Jill Soloway may be living proof that a female director can win Emmy awards and plaudits for a groundbreaking show that turns gender roles on their heads, but ask her about the kind of stories coming out of Hollywood right now, and Soloway will tell you we’ve still got a long way to go. “Movies are the male gaze,” she told the Cut at the Directors Guild Awards, where she was nominated a second time for Transparent. “Movies show how it feels to be a man for the most part.” We talked to her about the challenges of being a woman in a male-dominated industry, the third season of Transparent, and how the show is changing lives — including her own.
What does it mean to be nominated by the Directors Guild for your work on Transparent?
It’s pretty crazy. I guess that means I’m a real director. Can no longer deny it or pretend. I mean, it does feel kind of casual. I remember like three years ago, Jane Lynch brought me. I had just directed my first movie. It hadn’t come out yet, and she was like, Come to the DGA awards with me. Come on the red carpet with me. Walk down the red carpet with me. She just pulled me out of my obscurity and said, You deserve this. So it’s very fun to be back here a few years later.
What was the last film you saw directed by a woman?
I don’t know if it’s the last film I saw, but I love the movie The Diary of a Teenage Girl. It was directed by Marielle Heller. She directed an episode of Transparent last year. And it’s an amazing movie, not just directed by a woman and written by a woman, but truly about the female gaze.
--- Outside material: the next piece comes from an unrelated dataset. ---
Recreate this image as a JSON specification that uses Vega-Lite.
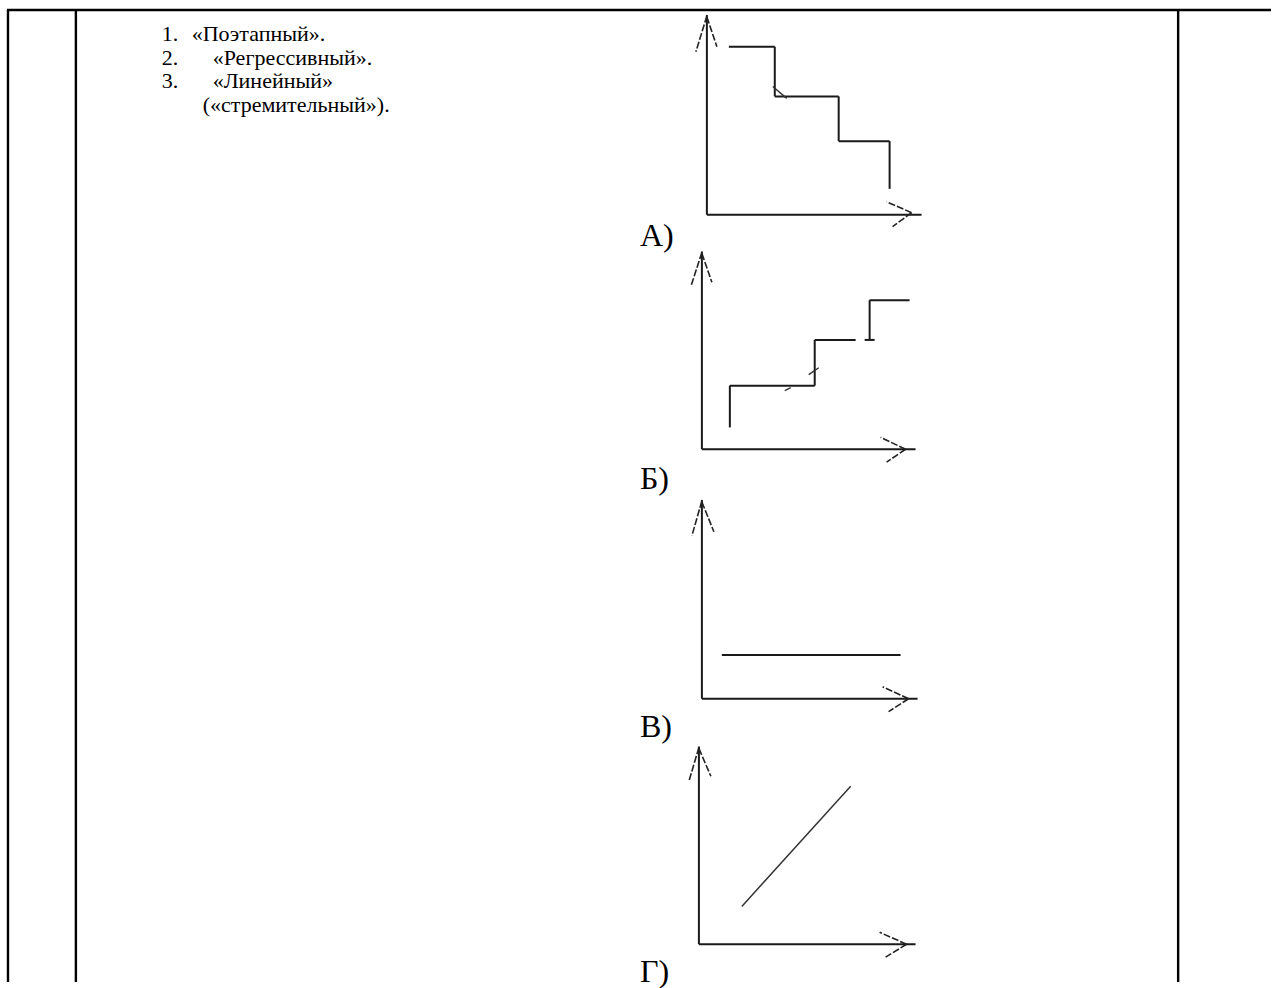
{
  "$schema": "https://vega.github.io/schema/vega-lite/v6.json",
  "width": 1273,
  "height": 988,
  "autosize": {"type": "fit", "contains": "padding"},
  "padding": 0,
  "background": "white",
  "config": {"view": {"stroke": null}},
  "datasets": {
    "segments": [
      {"kind": "border", "x": 7, "y": 10, "x2": 1273, "y2": 10},
      {"kind": "border", "x": 8, "y": 10, "x2": 8, "y2": 988},
      {"kind": "border", "x": 76, "y": 10, "x2": 76, "y2": 988},
      {"kind": "border", "x": 1180, "y": 10, "x2": 1180, "y2": 988},

      {"kind": "axis", "x": 708, "y": 15, "x2": 708, "y2": 216},
      {"kind": "axis", "x": 708, "y": 216, "x2": 923, "y2": 216},
      {"kind": "axis", "x": 703, "y": 253, "x2": 703, "y2": 452},
      {"kind": "axis", "x": 703, "y": 452, "x2": 917, "y2": 452},
      {"kind": "axis", "x": 703, "y": 503, "x2": 703, "y2": 703},
      {"kind": "axis", "x": 703, "y": 703, "x2": 919, "y2": 703},
      {"kind": "axis", "x": 700, "y": 751, "x2": 700, "y2": 950},
      {"kind": "axis", "x": 700, "y": 950, "x2": 917, "y2": 950},

      {"kind": "arrow", "x": 708, "y": 16, "x2": 697, "y2": 52},
      {"kind": "arrow", "x": 708, "y": 17, "x2": 718, "y2": 47},
      {"kind": "arrow", "x": 913, "y": 214, "x2": 888, "y2": 203},
      {"kind": "arrow", "x": 913, "y": 214, "x2": 894, "y2": 228},
      {"kind": "arrow", "x": 703, "y": 254, "x2": 692, "y2": 288},
      {"kind": "arrow", "x": 703, "y": 255, "x2": 713, "y2": 284},
      {"kind": "arrow", "x": 907, "y": 452, "x2": 882, "y2": 440},
      {"kind": "arrow", "x": 907, "y": 452, "x2": 888, "y2": 465},
      {"kind": "arrow", "x": 703, "y": 504, "x2": 693, "y2": 539},
      {"kind": "arrow", "x": 703, "y": 505, "x2": 715, "y2": 535},
      {"kind": "arrow", "x": 910, "y": 703, "x2": 884, "y2": 691},
      {"kind": "arrow", "x": 910, "y": 703, "x2": 890, "y2": 716},
      {"kind": "arrow", "x": 700, "y": 752, "x2": 690, "y2": 786},
      {"kind": "arrow", "x": 700, "y": 753, "x2": 712, "y2": 781},
      {"kind": "arrow", "x": 908, "y": 950, "x2": 881, "y2": 938},
      {"kind": "arrow", "x": 908, "y": 950, "x2": 887, "y2": 963},

      {"kind": "curve", "x": 730, "y": 47, "x2": 776, "y2": 47},
      {"kind": "curve", "x": 776, "y": 47, "x2": 776, "y2": 97},
      {"kind": "curve", "x": 776, "y": 97, "x2": 840, "y2": 97},
      {"kind": "curve", "x": 840, "y": 97, "x2": 840, "y2": 142},
      {"kind": "curve", "x": 840, "y": 142, "x2": 891, "y2": 142},
      {"kind": "curve", "x": 891, "y": 142, "x2": 891, "y2": 190},

      {"kind": "curve", "x": 731, "y": 430, "x2": 731, "y2": 388},
      {"kind": "curve", "x": 731, "y": 388, "x2": 816, "y2": 388},
      {"kind": "curve", "x": 816, "y": 388, "x2": 816, "y2": 342},
      {"kind": "curve", "x": 816, "y": 342, "x2": 857, "y2": 342},
      {"kind": "curve", "x": 866, "y": 342, "x2": 876, "y2": 342},
      {"kind": "curve", "x": 871, "y": 342, "x2": 871, "y2": 302},
      {"kind": "curve", "x": 871, "y": 302, "x2": 911, "y2": 302},

      {"kind": "curve", "x": 723, "y": 659, "x2": 902, "y2": 659},

      {"kind": "thin", "x": 743, "y": 912, "x2": 852, "y2": 791},
      {"kind": "thin", "x": 774, "y": 87, "x2": 788, "y2": 99},
      {"kind": "thin", "x": 786, "y": 393, "x2": 792, "y2": 390},
      {"kind": "thin", "x": 810, "y": 377, "x2": 820, "y2": 370}
    ],
    "texts": [
      {"kind": "list", "x": 162, "y": 41, "text": "1."},
      {"kind": "list", "x": 192, "y": 41, "text": "«Поэтапный»."},
      {"kind": "list", "x": 162, "y": 65, "text": "2."},
      {"kind": "list", "x": 213, "y": 65, "text": "«Регрессивный»."},
      {"kind": "list", "x": 162, "y": 89, "text": "3."},
      {"kind": "list", "x": 213, "y": 89, "text": "«Линейный»"},
      {"kind": "list", "x": 203, "y": 113, "text": "(«стремительный»)."},
      {"kind": "label", "x": 641, "y": 247, "text": "А)"},
      {"kind": "label", "x": 641, "y": 492, "text": "Б)"},
      {"kind": "label", "x": 641, "y": 741, "text": "В)"},
      {"kind": "label", "x": 641, "y": 988, "text": "Г)"}
    ]
  },
  "encoding": {
    "x": {"field": "x", "type": "quantitative", "scale": {"domain": [0, 1273], "nice": false, "zero": false}, "axis": null},
    "y": {"field": "y", "type": "quantitative", "scale": {"domain": [0, 988], "nice": false, "zero": false, "reverse": true}, "axis": null}
  },
  "layer": [
    {
      "data": {"name": "segments"},
      "transform": [{"filter": "datum.kind === 'border'"}],
      "mark": {"type": "rule", "color": "#000000", "strokeWidth": 2.4},
      "encoding": {"x2": {"field": "x2"}, "y2": {"field": "y2"}}
    },
    {
      "data": {"name": "segments"},
      "transform": [{"filter": "datum.kind === 'axis'"}],
      "mark": {"type": "rule", "color": "#1a1a1a", "strokeWidth": 2},
      "encoding": {"x2": {"field": "x2"}, "y2": {"field": "y2"}}
    },
    {
      "data": {"name": "segments"},
      "transform": [{"filter": "datum.kind === 'curve'"}],
      "mark": {"type": "rule", "color": "#1a1a1a", "strokeWidth": 2},
      "encoding": {"x2": {"field": "x2"}, "y2": {"field": "y2"}}
    },
    {
      "data": {"name": "segments"},
      "transform": [{"filter": "datum.kind === 'arrow'"}],
      "mark": {"type": "rule", "color": "#222222", "strokeWidth": 1.6, "strokeDash": [7, 2]},
      "encoding": {"x2": {"field": "x2"}, "y2": {"field": "y2"}}
    },
    {
      "data": {"name": "segments"},
      "transform": [{"filter": "datum.kind === 'thin'"}],
      "mark": {"type": "rule", "color": "#333333", "strokeWidth": 1.5},
      "encoding": {"x2": {"field": "x2"}, "y2": {"field": "y2"}}
    },
    {
      "data": {"name": "texts"},
      "transform": [{"filter": "datum.kind === 'list'"}],
      "mark": {"type": "text", "align": "left", "baseline": "alphabetic", "font": "Liberation Serif", "fontSize": 22, "color": "#000000"},
      "encoding": {"text": {"field": "text"}}
    },
    {
      "data": {"name": "texts"},
      "transform": [{"filter": "datum.kind === 'label'"}],
      "mark": {"type": "text", "align": "left", "baseline": "alphabetic", "font": "Liberation Serif", "fontSize": 32, "color": "#000000"},
      "encoding": {"text": {"field": "text"}}
    }
  ]
}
How does it feel to be that 14-year-old girl who’s trying to get a handle on her own sexuality and is having a relationship with her mom’s boyfriend? It’s really shown from her point of view.
As a woman in Hollywood, are there stories you wish were told?
A billion of them! Every single day. I mean, movies are the male gaze. Movies show how it feels to be a man for the most part. Trace (Lysette, Shea on Transparent) and I when we were driving here in the car, we were talking about just how desire is shamed for women in this country. Directing is about nothing if not desire. When you’re a director, you have to go, “I want to see this. Now, I want to see that person. I want to cast that person. I want this color. I want this camera.” You have to say, I want, I want, I want, over and over again. And women are so disconnected from their desire in this country because desire is shamed for women, that just women starting to talk about how it feels to be alive and to tell their own stories, to me, that would revolutionize the world.
How much of a creative battle is it still for you, even at your level, to get your vision past the male filter?
No battle whatsoever anymore. Thank God for Amazon and for Jeff Bezos and whatever their particular structures are that allow artists to do their thing. It’s kind of unbelievable how much access I have.
TV seems to be doing a better job telling these stories. What do you imagine doing a film on the same topic would be like now?
I actually do think that because of social media and because of streaming and the way that people are having these real-time conversations about television, there’s this distribution method that doesn’t seem as powerful in film right now. When a television show starts streaming — Orange Is the New Black, Transparent — everybody’s talking about it. And then it does really push into the culture. It does really pushes to the lawmakers. It pushes the conversation where Obama is talking about transgender [issues] in his State of the Union. And streaming seems like the place to be for those conversations right now.
Can you talk about season three?
Well, we actually have told a lot of the story line from the Pfeffermans’ point of view, and in season three, we really want to tell the story line from other people’s point of view, which is why Trace has such a big story line this year. There are other trans women who have a lot more screen time and a lot more antagonism. And we’re just trying to move the place of protagonism, not only from our Pfeffermans, but other people as well.
This show seems to have given a lot of people an ability to take a look at their own lives. It helped Amy Landecker get through her divorce, and you’re going through something very personal [Soloway recently came out]. What do you think it is about Transparent that made that happen?
Well, I think when my parent transitioned, everybody in our family probably started a transition. When Maura transitions, everybody in her family transitions. I think when one person says, “This is me,” everybody kind of has to fall in line and go, “Okay, well, I guess if you’re going to be yourself, and you’re going to take risks, if you’re going to insist on being yourself, I have to be my most authentic self as well.” So you’re right. It’s changed a lot of lives. It’s a little bit of a cult. It’s given people careers and courage. It’s been amazing.
This interview has been edited and condensed.